Problem to work on
Print the material below exactly as it stands, please, from its first line to the line holding "LineChart, XAxis, YAxis", with no pictures.

Source material
▼▼▼
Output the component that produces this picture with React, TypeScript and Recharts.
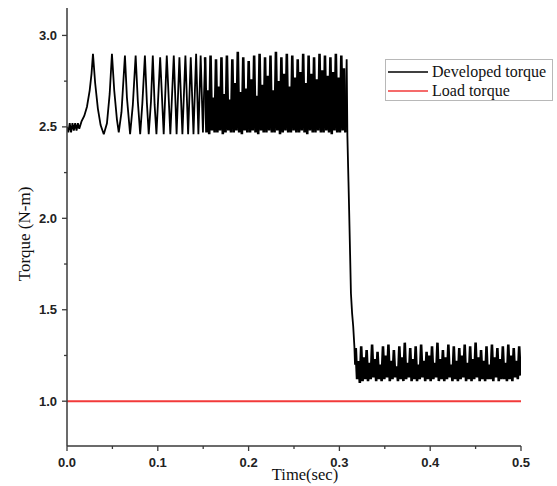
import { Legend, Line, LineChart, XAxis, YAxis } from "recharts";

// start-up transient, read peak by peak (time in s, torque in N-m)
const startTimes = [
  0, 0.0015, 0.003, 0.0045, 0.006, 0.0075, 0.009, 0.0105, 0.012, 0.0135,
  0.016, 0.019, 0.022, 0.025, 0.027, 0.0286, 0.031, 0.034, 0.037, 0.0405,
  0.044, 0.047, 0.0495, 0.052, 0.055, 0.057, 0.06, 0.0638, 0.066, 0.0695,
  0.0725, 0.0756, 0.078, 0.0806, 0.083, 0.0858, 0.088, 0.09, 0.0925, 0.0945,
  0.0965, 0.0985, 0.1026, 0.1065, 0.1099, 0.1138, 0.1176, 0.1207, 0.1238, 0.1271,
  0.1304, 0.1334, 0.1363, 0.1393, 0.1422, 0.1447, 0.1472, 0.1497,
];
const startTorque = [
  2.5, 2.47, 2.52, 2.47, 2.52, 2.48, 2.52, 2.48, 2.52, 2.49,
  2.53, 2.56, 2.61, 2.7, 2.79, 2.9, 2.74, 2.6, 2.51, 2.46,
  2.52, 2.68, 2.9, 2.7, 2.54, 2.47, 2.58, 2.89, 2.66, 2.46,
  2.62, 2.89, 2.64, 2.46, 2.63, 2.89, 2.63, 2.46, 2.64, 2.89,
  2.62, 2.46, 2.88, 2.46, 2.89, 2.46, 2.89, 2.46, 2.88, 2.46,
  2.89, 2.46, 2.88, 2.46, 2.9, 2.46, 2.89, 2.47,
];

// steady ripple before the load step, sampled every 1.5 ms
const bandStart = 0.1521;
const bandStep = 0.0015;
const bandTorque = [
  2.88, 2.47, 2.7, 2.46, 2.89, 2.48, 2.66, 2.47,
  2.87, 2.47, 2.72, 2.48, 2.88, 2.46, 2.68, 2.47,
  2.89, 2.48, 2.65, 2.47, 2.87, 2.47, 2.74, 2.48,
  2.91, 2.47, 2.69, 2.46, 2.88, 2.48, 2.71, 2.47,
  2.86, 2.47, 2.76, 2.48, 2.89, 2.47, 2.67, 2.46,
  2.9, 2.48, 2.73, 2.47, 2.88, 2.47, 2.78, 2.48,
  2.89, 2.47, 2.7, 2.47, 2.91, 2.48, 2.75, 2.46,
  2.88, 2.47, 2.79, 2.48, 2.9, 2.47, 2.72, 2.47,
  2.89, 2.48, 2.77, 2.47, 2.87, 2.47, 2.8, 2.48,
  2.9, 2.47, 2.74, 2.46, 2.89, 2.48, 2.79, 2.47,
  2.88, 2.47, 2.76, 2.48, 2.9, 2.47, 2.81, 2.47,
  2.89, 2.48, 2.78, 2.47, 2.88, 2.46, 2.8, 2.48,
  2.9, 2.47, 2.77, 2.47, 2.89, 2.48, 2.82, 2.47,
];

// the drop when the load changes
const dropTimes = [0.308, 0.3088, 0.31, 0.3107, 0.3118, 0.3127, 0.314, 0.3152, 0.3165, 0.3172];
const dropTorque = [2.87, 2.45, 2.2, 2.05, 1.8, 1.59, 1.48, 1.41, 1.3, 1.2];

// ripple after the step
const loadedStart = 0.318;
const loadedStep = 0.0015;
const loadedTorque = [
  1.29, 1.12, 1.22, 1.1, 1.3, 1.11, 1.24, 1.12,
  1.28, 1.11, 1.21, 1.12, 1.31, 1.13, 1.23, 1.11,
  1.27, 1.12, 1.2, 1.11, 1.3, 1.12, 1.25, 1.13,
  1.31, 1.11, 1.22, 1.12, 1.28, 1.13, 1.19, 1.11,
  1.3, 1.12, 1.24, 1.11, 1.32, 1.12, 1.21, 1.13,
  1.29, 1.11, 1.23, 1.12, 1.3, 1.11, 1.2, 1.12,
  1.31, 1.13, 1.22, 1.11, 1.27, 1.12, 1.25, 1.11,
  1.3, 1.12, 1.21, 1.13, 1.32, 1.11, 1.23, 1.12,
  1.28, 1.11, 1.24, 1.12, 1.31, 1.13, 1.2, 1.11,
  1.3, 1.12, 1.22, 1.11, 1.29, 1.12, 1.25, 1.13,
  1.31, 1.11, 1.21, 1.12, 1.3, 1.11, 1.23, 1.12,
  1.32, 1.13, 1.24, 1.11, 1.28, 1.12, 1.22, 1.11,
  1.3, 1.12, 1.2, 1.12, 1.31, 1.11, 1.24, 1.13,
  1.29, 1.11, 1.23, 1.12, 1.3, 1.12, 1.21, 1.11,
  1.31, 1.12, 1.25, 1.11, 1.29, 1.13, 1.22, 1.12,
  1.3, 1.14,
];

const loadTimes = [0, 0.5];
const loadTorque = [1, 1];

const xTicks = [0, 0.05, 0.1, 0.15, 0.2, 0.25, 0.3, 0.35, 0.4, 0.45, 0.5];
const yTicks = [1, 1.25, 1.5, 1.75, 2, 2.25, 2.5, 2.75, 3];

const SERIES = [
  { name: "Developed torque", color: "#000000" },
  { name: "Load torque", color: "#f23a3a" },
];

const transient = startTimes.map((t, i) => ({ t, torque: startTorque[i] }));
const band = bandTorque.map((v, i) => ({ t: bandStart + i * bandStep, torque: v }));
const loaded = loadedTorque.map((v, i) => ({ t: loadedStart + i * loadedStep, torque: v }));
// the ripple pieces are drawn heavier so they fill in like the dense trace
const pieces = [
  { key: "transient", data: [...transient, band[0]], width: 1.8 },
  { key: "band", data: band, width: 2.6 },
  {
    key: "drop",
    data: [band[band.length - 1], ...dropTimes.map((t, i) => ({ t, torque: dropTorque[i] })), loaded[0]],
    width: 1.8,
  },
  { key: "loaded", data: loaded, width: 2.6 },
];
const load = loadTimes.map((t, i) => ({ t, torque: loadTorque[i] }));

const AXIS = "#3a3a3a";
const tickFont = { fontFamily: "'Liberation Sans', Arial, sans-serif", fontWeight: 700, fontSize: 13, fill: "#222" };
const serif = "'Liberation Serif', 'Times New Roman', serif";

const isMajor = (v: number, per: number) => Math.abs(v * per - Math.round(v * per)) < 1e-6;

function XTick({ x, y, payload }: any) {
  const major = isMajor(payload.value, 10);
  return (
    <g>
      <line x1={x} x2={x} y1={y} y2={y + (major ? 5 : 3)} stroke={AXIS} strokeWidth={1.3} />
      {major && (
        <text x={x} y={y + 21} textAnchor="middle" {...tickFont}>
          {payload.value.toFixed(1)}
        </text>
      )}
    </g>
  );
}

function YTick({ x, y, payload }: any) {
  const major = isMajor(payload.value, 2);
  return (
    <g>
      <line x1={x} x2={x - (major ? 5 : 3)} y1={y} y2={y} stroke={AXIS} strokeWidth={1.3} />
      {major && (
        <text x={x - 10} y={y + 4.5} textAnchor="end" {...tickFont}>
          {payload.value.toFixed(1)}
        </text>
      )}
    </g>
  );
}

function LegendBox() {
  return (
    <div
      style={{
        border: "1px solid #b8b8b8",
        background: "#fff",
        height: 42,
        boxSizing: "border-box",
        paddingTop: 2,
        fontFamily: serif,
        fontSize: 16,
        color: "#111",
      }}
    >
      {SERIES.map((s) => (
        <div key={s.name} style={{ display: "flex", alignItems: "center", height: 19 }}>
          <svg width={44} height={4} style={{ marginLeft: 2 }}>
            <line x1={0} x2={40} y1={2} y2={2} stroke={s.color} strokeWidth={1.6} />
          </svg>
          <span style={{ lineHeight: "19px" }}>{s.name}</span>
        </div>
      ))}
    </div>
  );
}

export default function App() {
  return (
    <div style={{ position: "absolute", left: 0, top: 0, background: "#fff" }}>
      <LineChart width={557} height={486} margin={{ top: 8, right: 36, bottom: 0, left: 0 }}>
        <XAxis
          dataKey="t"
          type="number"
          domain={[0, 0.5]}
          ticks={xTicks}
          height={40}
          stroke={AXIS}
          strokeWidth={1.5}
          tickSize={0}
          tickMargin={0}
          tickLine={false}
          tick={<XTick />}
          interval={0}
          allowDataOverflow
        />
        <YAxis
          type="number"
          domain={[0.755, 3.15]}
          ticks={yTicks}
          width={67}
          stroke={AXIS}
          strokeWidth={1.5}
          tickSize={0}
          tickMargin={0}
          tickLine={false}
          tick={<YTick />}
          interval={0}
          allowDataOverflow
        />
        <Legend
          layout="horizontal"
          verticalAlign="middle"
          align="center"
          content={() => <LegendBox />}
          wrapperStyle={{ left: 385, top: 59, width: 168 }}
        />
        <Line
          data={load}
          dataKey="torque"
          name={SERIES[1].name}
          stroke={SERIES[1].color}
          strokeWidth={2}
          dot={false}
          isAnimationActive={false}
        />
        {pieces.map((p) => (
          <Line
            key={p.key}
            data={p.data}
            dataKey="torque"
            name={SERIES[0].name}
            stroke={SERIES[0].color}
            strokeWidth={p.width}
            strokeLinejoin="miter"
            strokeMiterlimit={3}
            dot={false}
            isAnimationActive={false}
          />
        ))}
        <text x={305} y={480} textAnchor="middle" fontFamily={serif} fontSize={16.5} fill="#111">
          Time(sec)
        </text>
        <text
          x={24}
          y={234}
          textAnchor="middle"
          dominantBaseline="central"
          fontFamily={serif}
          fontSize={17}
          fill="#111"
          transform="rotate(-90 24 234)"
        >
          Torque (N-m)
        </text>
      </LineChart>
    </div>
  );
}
▲▲▲
Exercise solution
Output the component that produces this picture with React, TypeScript and Recharts.
import { Legend, Line, LineChart, XAxis, YAxis } from "recharts";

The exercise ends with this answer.